References in the sub-heading "nicknames for" under "Martini" in the Index to M,SU (151/1 top).  Checking the references, I find that the indexer took "Gibson" as a nickname and thus cited 48, 49, 85, 141n59 in addition to some other pages.  I would say that "Gibson" is linguistically in a category different from nicknames like "deep dish olive pie."  It refers to a traditional Martini with a particular garnish and conveys nothing about the nature of the drink or the speaker's attitude toward it.

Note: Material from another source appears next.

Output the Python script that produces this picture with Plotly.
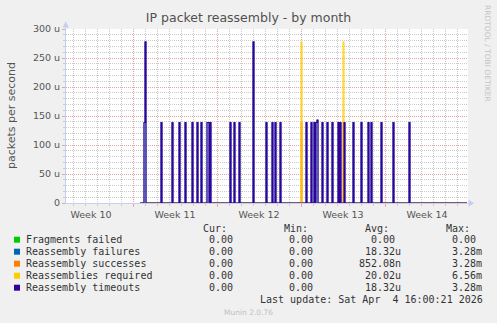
import pandas as pd
import plotly.graph_objects as go

# ---- data -----------------------------------------------------------------
# 2-hour consolidated samples; every sample not listed below is 0.
data_start = "2026-03-09 14:00"
data_end = "2026-04-05 20:00"
sample_step = "2h"

timeout_times = [
    "2026-03-09 22:00", "2026-03-10 00:00", "2026-03-11 08:00", "2026-03-12 06:00",
    "2026-03-12 20:00", "2026-03-13 08:00", "2026-03-13 22:00", "2026-03-14 08:00",
    "2026-03-14 16:00", "2026-03-15 04:00", "2026-03-15 06:00", "2026-03-15 10:00",
    "2026-03-17 02:00", "2026-03-17 10:00", "2026-03-17 20:00", "2026-03-19 00:00",
    "2026-03-20 02:00", "2026-03-20 14:00", "2026-03-20 20:00", "2026-03-21 06:00",
    "2026-03-23 10:00", "2026-03-23 20:00", "2026-03-24 02:00", "2026-03-24 06:00",
    "2026-03-24 08:00", "2026-03-24 18:00", "2026-03-25 04:00", "2026-03-25 14:00",
    "2026-03-26 02:00", "2026-03-26 06:00", "2026-03-26 14:00", "2026-03-27 08:00",
    "2026-03-28 00:00", "2026-03-28 14:00", "2026-03-28 20:00", "2026-03-29 16:00",
    "2026-03-30 16:00", "2026-04-01 00:00",
]
timeout_values = [
    138.9e-6, 277.8e-6, 138.9e-6, 138.9e-6,
    138.9e-6, 138.9e-6, 138.9e-6, 138.9e-6,
    138.9e-6, 138.9e-6, 138.9e-6, 138.9e-6,
    138.9e-6, 138.9e-6, 138.9e-6, 277.8e-6,
    138.9e-6, 138.9e-6, 138.9e-6, 138.9e-6,
    138.9e-6, 138.9e-6, 138.9e-6, 138.9e-6,
    143.0e-6, 138.9e-6, 138.9e-6, 138.9e-6,
    138.9e-6, 138.9e-6, 138.9e-6, 138.9e-6,
    138.9e-6, 138.9e-6, 138.9e-6, 138.9e-6,
    138.9e-6, 138.9e-6,
]
failure_times = list(timeout_times)
failure_values = list(timeout_values)

success_times = ["2026-03-23 00:00", "2026-03-26 12:00"]
success_values = [138.9e-6, 138.9e-6]

required_times = ["2026-03-23 00:00", "2026-03-26 12:00"]
required_values = [277.8e-6, 277.8e-6]

fragfail_times = []
fragfail_values = []

series_names = ["Fragments failed", "Reassembly failures", "Reassembly successes",
                "Reassemblies required", "Reassembly timeouts"]
series_colors = ["#00cc00", "#0066b3", "#ff8000", "#ffcc00", "#330099"]

# legend statistics (cur, min, avg, max) in packets per second
stat_cur = [0.0, 0.0, 0.0, 0.0, 0.0]
stat_min = [0.0, 0.0, 0.0, 0.0, 0.0]
stat_avg = [0.0, 18.32e-6, 852.08e-9, 20.02e-6, 18.32e-6]
stat_max = [0.0, 3.28e-3, 3.28e-3, 6.56e-3, 3.28e-3]

ytick_values = [0, 50e-6, 100e-6, 150e-6, 200e-6, 250e-6, 300e-6]
ytick_labels = ["0", "50 u", "100 u", "150 u", "200 u", "250 u", "300 u"]

x_range = ["2026-03-03 10:00", "2026-04-05 22:00"]
last_update = "Last update: Sat Apr  4 16:00:21 2026"

# ---- layout geometry (pixels) ---------------------------------------------
W, H = 497, 323
PL, PR, PT, PB = 66, 468, 29, 203


def px(x):
    return (x - PL) / (PR - PL)


def py(y):
    return (PB - y) / (PB - PT)


def fmt(v):
    """rrdtool style '%6.2lf%s' with SI prefix."""
    if v == 0:
        return f"{0:6.2f} "
    for exp, sym in [(3, "k"), (0, " "), (-3, "m"), (-6, "u"), (-9, "n")]:
        if abs(v) >= 10 ** exp:
            return f"{v / 10 ** exp:6.2f}{sym}"
    return f"{v / 1e-9:6.2f}n"


def nb(s):
    return s.replace(" ", "\u00a0")


grid = pd.date_range(data_start, data_end, freq=sample_step)


def build(times, values):
    s = pd.Series(0.0, index=grid)
    if times:
        s.loc[pd.to_datetime(times)] = values
    return s


all_series = [
    build(fragfail_times, fragfail_values),
    build(failure_times, failure_values),
    build(success_times, success_values),
    build(required_times, required_values),
    build(timeout_times, timeout_values),
]

line_widths = [1, 0.8, 1, 1, 1.1]

fig = go.Figure()
for name, color, lw, s in zip(series_names, series_colors, line_widths, all_series):
    fig.add_trace(go.Scatter(
        x=s.index, y=s.values, name=name, mode="lines",
        line=dict(color=color, width=lw, shape="hv"),
        showlegend=False, hoverinfo="skip",
    ))

GRID = "#cbcbcb"
MGRID = "#e6a3a3"
AXIS = "#c6cdf2"
TXT = "#555555"

fig.update_layout(
    width=W, height=H, autosize=False,
    margin=dict(l=PL, r=W - PR, t=PT, b=H - PB, pad=0),
    paper_bgcolor="#f0f0f0", plot_bgcolor="#ffffff",
    font=dict(family="DejaVu Sans", color=TXT, size=10),
    title=dict(text="IP packet reassembly - by month", x=0.5, xref="container",
               xanchor="center", y=1 - 18 / H, yref="container", yanchor="middle",
               font=dict(size=12.5, color="#505050")),
    xaxis=dict(
        type="date", range=x_range, tickmode="linear", tick0="2026-03-02",
        dtick=7 * 86400000, ticklabelmode="period", tickformat="Week %V",
        showgrid=True, gridcolor=MGRID, griddash="1px,1px", gridwidth=1,
        ticks="outside", ticklen=3, tickcolor=MGRID,
        minor=dict(tickmode="linear", tick0="2026-03-02", dtick=86400000,
                   showgrid=True, gridcolor=GRID, griddash="1px,1px",
                   ticks="outside", ticklen=2, tickcolor=GRID),
        showline=True, linecolor=AXIS, linewidth=1, zeroline=False,
        layer="below traces", tickfont=dict(size=9.5, color=TXT),
        fixedrange=True,
    ),
    yaxis=dict(
        range=[0, 300e-6], tickmode="array", tickvals=ytick_values,
        ticktext=ytick_labels, showgrid=True, gridcolor=MGRID,
        griddash="1px,1px", ticks="outside", ticklen=3, tickcolor=MGRID,
        minor=dict(tickmode="linear", tick0=0, dtick=10e-6, showgrid=True,
                   gridcolor=GRID, griddash="1px,1px", ticks="outside",
                   ticklen=2, tickcolor=GRID),
        showline=True, linecolor=AXIS, linewidth=1, zeroline=False,
        layer="below traces", tickfont=dict(size=9.5, color=TXT),
        fixedrange=True,
    ),
)

ann = []


def text(x, y, s, size=10, color="#333333", family="DejaVu Sans Mono",
         xanchor="left", angle=0):
    ann.append(dict(x=px(x), y=py(y), xref="paper", yref="paper", text=s,
                    showarrow=False, xanchor=xanchor, yanchor="middle",
                    textangle=angle, borderpad=0, borderwidth=0,
                    font=dict(size=size, color=color, family=family)))


text(11, 116, "packets per second", size=11, color=TXT, family="DejaVu Sans",
     xanchor="center", angle=-90)
text(488, 53, "RRDTOOL / TOBI OETIKER", size=7.5, color="#c4c4c4",
     family="DejaVu Sans", xanchor="center", angle=90)

col_head = [("Cur:", 203.2), ("Min:", 284.3), ("Avg:", 365.4), ("Max:", 446.0)]
for lbl, x in col_head:
    text(x, 228.5, lbl)

col_x = [196.8, 277.4, 359.4, 440.4]
shapes = []
for i, name in enumerate(series_names):
    ry = 239.7 + 12 * i
    shapes.append(dict(type="rect", xref="paper", yref="paper",
                       x0=px(14), x1=px(20), y0=py(ry + 3), y1=py(ry - 3),
                       fillcolor=series_colors[i], line=dict(width=0)))
    text(25.6, ry, nb(name))
    for cx, v in zip(col_x, [stat_cur[i], stat_min[i], stat_avg[i], stat_max[i]]):
        text(cx, ry, nb(fmt(v)))

text(482.8, 299.5, nb(last_update), xanchor="right")
text(248.5, 312.5, "Munin 2.0.76", size=7.5, color="#c0c0c0",
     family="DejaVu Sans", xanchor="center")

# axis arrows
shapes.append(dict(type="path", xref="paper", yref="paper",
                   path=f"M {px(468.5)},{py(199.5)} L {px(474)},{py(203.2)} "
                        f"L {px(468.5)},{py(206.8)} Z",
                   fillcolor=AXIS, line=dict(width=0)))
shapes.append(dict(type="path", xref="paper", yref="paper",
                   path=f"M {px(62.5)},{py(27.5)} L {px(65.7)},{py(21.5)} "
                        f"L {px(69)},{py(27.5)} Z",
                   fillcolor=AXIS, line=dict(width=0)))
shapes.append(dict(type="line", xref="paper", yref="paper",
                   x0=px(65.6), x1=px(65.6), y0=py(29), y1=py(26),
                   line=dict(color=AXIS, width=1)))

fig.update_layout(annotations=ann, shapes=shapes)
fig.write_html("out.html")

In August 1999, Brian Rea told me of a Cold War acronym-nickname for the Martini that had somehow escaped me: "ICBM," standing for "Ice Cold Beefeater Martini," with implicit comparison to "Inter-Continental Ballistic Missile."  Like "Silver Bullet," the nickname points to the lethal quality of the drink.

I refer to the Cold War on 37 and 123 of M,SU but "Cold War" did not make it into the Index.  The Martini and the Cold Warrior go together.  It is another combination on which more could have been, still could be, written.

A nickname new to me turns up in Rosalind Wilson's memoir of her father, Edmund.  She is describing, Walter Mumm (of the champagne family), a brother of her step-mother: "He was a heavy drinker, always talking about 'martinilets' and using diminutives for liquor just as my father said 'a teeny-weeny little drink'."*

*Rosalind Baker Wilson, Near the Magician: A Memoir of My Father, Edmund Wilson (New York: Grove WEidenfeld, 1989), 210.